### The task
Quote only the part that opens with the line containing "Generate a Python" and closes with the line containing "ax = fig.add_axes([0.2778, 0.192, 0.679, 0.761])". Keep both of those lines.

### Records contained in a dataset
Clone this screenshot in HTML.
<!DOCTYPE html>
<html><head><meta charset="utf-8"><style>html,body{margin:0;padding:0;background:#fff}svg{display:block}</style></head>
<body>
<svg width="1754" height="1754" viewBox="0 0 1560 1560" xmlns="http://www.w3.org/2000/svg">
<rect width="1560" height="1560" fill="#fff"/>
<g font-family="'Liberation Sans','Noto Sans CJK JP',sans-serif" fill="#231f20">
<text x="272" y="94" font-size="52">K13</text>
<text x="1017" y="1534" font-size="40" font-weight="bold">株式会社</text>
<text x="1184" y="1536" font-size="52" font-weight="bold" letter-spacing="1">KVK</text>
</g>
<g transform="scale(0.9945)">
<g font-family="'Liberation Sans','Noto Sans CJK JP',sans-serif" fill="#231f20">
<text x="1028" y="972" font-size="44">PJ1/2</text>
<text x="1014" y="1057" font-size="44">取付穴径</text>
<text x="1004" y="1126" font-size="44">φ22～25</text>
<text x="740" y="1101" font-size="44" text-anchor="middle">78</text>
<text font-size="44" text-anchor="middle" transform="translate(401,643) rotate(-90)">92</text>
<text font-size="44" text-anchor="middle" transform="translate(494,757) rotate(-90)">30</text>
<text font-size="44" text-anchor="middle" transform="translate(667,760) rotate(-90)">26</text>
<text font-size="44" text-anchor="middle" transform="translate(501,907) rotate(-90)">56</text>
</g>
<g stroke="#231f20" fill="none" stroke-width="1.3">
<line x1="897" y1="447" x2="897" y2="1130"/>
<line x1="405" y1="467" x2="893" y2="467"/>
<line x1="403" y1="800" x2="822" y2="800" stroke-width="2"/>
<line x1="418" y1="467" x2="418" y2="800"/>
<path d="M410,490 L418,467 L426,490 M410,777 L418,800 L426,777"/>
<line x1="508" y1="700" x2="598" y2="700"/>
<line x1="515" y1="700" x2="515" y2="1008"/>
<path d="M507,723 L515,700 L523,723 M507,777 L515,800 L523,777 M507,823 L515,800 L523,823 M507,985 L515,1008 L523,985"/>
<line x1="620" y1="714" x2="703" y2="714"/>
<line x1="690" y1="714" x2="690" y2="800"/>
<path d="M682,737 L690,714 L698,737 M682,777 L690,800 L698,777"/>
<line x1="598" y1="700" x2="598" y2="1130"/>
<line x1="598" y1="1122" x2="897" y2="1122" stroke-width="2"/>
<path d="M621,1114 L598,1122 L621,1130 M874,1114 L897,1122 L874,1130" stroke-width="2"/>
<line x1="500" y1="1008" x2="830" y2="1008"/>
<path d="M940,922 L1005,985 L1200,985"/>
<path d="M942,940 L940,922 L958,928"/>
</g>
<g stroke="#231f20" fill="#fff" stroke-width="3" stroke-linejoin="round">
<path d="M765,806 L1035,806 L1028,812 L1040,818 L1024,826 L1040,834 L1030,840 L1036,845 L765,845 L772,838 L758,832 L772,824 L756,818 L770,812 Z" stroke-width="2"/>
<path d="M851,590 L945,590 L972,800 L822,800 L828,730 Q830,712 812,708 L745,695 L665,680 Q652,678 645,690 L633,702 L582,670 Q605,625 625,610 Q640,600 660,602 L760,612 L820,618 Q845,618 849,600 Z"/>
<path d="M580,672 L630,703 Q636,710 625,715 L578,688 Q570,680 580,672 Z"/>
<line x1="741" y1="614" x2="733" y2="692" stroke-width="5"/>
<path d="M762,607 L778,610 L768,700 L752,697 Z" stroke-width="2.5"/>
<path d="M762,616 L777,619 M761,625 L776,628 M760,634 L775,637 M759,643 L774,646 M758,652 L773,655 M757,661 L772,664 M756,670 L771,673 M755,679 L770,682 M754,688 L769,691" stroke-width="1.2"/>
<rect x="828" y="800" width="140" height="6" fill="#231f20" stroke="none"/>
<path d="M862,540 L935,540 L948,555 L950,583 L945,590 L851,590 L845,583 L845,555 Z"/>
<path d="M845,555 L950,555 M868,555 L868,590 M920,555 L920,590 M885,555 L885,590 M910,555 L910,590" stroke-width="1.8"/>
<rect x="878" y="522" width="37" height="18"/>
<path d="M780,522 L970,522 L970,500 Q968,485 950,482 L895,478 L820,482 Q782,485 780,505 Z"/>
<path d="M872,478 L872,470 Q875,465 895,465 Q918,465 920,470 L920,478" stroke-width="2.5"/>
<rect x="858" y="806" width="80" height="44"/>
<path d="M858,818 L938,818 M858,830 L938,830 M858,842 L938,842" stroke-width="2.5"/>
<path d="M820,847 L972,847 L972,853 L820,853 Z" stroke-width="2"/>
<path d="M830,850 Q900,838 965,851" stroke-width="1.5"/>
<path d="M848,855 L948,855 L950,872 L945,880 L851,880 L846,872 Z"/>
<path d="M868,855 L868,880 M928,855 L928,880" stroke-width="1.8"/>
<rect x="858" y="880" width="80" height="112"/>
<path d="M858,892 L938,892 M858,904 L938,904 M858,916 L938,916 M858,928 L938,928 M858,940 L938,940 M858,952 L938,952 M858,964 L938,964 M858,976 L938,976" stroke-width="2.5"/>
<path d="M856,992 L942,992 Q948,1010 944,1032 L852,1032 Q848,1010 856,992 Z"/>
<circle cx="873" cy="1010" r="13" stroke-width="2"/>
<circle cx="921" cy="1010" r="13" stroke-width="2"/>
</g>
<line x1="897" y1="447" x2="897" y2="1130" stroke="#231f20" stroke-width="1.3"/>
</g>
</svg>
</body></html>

...

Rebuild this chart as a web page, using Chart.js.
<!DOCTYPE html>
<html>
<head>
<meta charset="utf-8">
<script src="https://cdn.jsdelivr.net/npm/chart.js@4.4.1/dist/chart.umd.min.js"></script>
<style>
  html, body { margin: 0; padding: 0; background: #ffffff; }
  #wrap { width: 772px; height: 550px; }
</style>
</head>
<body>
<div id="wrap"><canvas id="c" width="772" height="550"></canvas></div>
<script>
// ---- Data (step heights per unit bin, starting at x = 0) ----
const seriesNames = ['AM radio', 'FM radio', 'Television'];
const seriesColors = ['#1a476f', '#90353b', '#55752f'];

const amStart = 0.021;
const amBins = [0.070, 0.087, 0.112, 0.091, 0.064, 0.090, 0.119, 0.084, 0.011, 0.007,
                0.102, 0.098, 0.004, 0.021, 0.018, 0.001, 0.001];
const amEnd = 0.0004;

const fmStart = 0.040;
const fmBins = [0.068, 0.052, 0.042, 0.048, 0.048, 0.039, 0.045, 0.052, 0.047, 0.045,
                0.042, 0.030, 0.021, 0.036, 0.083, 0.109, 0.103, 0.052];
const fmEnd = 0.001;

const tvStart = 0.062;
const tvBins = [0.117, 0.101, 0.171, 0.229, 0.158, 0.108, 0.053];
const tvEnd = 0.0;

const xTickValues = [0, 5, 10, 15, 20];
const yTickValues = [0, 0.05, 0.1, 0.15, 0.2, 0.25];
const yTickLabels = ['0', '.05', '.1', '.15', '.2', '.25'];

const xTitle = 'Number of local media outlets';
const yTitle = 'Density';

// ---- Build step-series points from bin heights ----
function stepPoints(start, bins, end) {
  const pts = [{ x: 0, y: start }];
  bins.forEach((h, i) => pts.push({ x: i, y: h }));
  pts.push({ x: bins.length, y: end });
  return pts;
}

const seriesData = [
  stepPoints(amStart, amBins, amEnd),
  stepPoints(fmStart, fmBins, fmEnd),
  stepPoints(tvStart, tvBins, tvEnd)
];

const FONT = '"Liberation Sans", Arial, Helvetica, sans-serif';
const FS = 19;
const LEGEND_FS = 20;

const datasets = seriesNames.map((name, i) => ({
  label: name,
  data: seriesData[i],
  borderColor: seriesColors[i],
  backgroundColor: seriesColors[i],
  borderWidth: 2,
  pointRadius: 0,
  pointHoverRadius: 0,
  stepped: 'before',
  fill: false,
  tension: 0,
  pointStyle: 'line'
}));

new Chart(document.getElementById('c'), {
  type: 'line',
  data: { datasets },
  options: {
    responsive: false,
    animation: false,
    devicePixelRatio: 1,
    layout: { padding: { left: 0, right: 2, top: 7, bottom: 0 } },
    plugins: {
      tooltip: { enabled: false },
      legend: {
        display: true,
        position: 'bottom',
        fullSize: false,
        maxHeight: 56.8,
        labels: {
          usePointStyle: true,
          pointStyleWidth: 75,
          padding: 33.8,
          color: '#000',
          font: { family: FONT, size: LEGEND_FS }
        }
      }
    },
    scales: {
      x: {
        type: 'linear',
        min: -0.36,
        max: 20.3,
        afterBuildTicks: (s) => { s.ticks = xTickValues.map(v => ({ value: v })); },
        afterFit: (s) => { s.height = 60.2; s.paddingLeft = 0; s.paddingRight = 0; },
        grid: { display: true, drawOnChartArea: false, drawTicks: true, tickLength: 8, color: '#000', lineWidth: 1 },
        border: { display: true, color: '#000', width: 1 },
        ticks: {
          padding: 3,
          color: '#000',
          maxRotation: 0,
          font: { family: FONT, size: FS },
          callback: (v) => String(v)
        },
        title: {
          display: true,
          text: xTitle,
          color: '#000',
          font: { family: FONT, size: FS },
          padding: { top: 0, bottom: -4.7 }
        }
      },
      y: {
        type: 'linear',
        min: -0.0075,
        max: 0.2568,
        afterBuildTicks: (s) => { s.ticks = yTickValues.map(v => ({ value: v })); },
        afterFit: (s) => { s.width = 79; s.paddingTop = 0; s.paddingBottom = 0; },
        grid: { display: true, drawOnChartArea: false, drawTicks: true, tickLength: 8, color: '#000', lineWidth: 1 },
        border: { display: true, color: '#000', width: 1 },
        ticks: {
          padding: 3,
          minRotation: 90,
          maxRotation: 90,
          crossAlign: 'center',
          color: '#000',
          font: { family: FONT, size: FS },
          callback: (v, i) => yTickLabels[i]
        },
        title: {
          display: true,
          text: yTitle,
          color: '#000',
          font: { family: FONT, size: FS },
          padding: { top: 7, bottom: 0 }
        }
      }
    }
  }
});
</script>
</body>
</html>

---

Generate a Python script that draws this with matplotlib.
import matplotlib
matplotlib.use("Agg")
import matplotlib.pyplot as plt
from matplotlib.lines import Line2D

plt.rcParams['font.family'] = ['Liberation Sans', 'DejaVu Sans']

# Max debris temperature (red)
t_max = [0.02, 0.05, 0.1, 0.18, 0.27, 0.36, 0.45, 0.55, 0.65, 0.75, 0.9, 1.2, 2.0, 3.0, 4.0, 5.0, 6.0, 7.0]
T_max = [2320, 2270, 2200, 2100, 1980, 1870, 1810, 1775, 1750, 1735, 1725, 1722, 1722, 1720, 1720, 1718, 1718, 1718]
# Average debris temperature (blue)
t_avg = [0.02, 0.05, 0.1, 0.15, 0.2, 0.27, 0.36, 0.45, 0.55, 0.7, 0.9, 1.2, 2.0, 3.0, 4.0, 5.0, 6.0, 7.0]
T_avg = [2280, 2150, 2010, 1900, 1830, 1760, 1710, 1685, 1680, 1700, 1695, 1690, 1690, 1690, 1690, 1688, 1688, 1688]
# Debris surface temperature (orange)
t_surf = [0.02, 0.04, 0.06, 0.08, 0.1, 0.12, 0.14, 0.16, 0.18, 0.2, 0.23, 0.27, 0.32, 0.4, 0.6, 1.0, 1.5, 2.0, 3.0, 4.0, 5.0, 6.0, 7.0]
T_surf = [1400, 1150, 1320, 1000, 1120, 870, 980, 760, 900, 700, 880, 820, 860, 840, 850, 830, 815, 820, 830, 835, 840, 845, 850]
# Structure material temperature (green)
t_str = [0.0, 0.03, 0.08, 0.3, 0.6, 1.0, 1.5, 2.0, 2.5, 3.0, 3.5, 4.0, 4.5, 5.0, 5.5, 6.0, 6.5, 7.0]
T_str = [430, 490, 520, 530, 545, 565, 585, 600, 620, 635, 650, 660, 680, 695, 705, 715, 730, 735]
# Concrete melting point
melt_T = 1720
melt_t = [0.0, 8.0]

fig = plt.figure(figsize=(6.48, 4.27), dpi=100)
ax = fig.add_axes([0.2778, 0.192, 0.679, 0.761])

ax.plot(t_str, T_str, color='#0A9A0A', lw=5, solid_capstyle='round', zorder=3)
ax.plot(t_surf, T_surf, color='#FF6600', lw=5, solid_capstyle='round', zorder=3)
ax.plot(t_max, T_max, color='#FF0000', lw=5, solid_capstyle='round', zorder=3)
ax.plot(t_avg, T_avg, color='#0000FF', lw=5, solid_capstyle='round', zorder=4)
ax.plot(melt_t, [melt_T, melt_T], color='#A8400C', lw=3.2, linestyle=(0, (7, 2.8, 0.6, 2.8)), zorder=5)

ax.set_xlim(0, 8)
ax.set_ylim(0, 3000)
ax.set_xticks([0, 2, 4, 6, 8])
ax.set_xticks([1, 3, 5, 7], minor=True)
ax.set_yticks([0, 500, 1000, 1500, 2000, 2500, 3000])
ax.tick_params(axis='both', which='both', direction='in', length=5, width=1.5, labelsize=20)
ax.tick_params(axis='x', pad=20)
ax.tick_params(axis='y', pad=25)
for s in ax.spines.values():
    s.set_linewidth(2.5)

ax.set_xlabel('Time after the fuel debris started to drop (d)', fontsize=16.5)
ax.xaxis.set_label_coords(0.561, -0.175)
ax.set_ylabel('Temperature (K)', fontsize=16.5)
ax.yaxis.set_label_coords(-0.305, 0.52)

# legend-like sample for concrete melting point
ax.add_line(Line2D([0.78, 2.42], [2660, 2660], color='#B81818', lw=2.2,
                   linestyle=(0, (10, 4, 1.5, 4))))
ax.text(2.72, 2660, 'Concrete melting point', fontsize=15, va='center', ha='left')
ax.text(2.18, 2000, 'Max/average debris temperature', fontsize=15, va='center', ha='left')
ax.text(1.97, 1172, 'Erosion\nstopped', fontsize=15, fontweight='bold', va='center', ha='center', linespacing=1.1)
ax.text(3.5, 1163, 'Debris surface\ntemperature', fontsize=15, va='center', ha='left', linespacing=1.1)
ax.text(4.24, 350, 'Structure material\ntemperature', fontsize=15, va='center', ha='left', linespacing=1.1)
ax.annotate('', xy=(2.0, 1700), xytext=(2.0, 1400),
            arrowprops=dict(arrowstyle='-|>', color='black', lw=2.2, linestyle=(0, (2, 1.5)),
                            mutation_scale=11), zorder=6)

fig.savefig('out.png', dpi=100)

### Exercise response
Generate a Python script that draws this with matplotlib.
import matplotlib
matplotlib.use("Agg")
import matplotlib.pyplot as plt
from matplotlib.lines import Line2D

plt.rcParams['font.family'] = ['Liberation Sans', 'DejaVu Sans']

# Max debris temperature (red)
t_max = [0.02, 0.05, 0.1, 0.18, 0.27, 0.36, 0.45, 0.55, 0.65, 0.75, 0.9, 1.2, 2.0, 3.0, 4.0, 5.0, 6.0, 7.0]
T_max = [2320, 2270, 2200, 2100, 1980, 1870, 1810, 1775, 1750, 1735, 1725, 1722, 1722, 1720, 1720, 1718, 1718, 1718]
# Average debris temperature (blue)
t_avg = [0.02, 0.05, 0.1, 0.15, 0.2, 0.27, 0.36, 0.45, 0.55, 0.7, 0.9, 1.2, 2.0, 3.0, 4.0, 5.0, 6.0, 7.0]
T_avg = [2280, 2150, 2010, 1900, 1830, 1760, 1710, 1685, 1680, 1700, 1695, 1690, 1690, 1690, 1690, 1688, 1688, 1688]
# Debris surface temperature (orange)
t_surf = [0.02, 0.04, 0.06, 0.08, 0.1, 0.12, 0.14, 0.16, 0.18, 0.2, 0.23, 0.27, 0.32, 0.4, 0.6, 1.0, 1.5, 2.0, 3.0, 4.0, 5.0, 6.0, 7.0]
T_surf = [1400, 1150, 1320, 1000, 1120, 870, 980, 760, 900, 700, 880, 820, 860, 840, 850, 830, 815, 820, 830, 835, 840, 845, 850]
# Structure material temperature (green)
t_str = [0.0, 0.03, 0.08, 0.3, 0.6, 1.0, 1.5, 2.0, 2.5, 3.0, 3.5, 4.0, 4.5, 5.0, 5.5, 6.0, 6.5, 7.0]
T_str = [430, 490, 520, 530, 545, 565, 585, 600, 620, 635, 650, 660, 680, 695, 705, 715, 730, 735]
# Concrete melting point
melt_T = 1720
melt_t = [0.0, 8.0]

fig = plt.figure(figsize=(6.48, 4.27), dpi=100)
ax = fig.add_axes([0.2778, 0.192, 0.679, 0.761])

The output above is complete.